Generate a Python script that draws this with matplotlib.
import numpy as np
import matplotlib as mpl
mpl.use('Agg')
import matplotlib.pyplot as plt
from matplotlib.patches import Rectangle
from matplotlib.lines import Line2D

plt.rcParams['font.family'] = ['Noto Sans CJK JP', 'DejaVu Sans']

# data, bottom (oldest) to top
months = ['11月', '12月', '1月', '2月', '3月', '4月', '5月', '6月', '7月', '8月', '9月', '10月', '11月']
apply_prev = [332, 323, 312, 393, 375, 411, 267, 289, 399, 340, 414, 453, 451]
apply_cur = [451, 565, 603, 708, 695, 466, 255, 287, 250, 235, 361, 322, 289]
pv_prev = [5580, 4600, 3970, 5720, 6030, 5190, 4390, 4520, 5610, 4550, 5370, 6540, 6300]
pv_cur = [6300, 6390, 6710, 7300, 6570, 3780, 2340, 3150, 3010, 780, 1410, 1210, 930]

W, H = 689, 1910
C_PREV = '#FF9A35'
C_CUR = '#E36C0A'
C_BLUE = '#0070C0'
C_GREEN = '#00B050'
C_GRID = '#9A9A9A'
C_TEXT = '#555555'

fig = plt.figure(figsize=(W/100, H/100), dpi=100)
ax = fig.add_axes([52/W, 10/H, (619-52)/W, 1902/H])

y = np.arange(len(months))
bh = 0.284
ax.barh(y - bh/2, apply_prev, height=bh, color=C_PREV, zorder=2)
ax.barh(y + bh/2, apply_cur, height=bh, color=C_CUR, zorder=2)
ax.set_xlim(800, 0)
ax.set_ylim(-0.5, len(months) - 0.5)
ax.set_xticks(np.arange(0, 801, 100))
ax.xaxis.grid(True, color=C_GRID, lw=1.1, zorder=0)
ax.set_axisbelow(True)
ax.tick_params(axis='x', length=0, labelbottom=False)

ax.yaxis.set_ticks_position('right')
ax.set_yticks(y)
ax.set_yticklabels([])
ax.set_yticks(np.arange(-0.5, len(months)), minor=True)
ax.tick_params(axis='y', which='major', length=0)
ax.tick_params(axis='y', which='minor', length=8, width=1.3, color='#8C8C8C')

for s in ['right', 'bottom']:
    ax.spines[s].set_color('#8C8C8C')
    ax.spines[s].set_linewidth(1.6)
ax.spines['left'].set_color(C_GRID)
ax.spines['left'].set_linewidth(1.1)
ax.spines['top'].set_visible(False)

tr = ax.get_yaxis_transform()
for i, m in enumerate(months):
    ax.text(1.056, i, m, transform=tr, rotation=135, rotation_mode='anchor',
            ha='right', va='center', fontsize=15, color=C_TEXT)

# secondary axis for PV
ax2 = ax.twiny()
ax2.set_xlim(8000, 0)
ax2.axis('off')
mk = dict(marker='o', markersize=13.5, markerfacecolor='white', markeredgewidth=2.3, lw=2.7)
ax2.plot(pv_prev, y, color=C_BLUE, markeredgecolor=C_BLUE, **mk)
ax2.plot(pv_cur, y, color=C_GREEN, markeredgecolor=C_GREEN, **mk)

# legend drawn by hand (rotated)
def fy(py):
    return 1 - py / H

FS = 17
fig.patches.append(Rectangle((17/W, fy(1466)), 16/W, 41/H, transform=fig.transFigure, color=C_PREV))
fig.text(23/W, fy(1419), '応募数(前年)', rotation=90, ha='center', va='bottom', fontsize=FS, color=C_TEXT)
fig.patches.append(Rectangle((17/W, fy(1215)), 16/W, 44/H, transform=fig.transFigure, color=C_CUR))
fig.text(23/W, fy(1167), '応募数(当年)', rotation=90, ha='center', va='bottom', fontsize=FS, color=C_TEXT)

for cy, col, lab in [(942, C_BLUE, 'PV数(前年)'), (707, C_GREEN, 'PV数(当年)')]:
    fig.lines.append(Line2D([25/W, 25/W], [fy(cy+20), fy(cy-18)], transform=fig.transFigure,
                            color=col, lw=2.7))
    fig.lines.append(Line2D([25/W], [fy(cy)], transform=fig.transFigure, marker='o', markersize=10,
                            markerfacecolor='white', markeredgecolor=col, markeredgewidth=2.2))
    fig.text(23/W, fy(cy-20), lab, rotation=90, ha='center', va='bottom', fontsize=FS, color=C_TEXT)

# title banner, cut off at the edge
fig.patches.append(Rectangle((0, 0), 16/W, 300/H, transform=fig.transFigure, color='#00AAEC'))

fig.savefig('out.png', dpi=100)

§ **EXERCISE DETAILS**: Starting at the first line of the material above, reproduce each line exactly up to and including the line with "from matplotlib.lines import Line2D".

§ **EXERCISE RESULT**:
Generate a Python script that draws this with matplotlib.
import numpy as np
import matplotlib as mpl
mpl.use('Agg')
import matplotlib.pyplot as plt
from matplotlib.patches import Rectangle
from matplotlib.lines import Line2D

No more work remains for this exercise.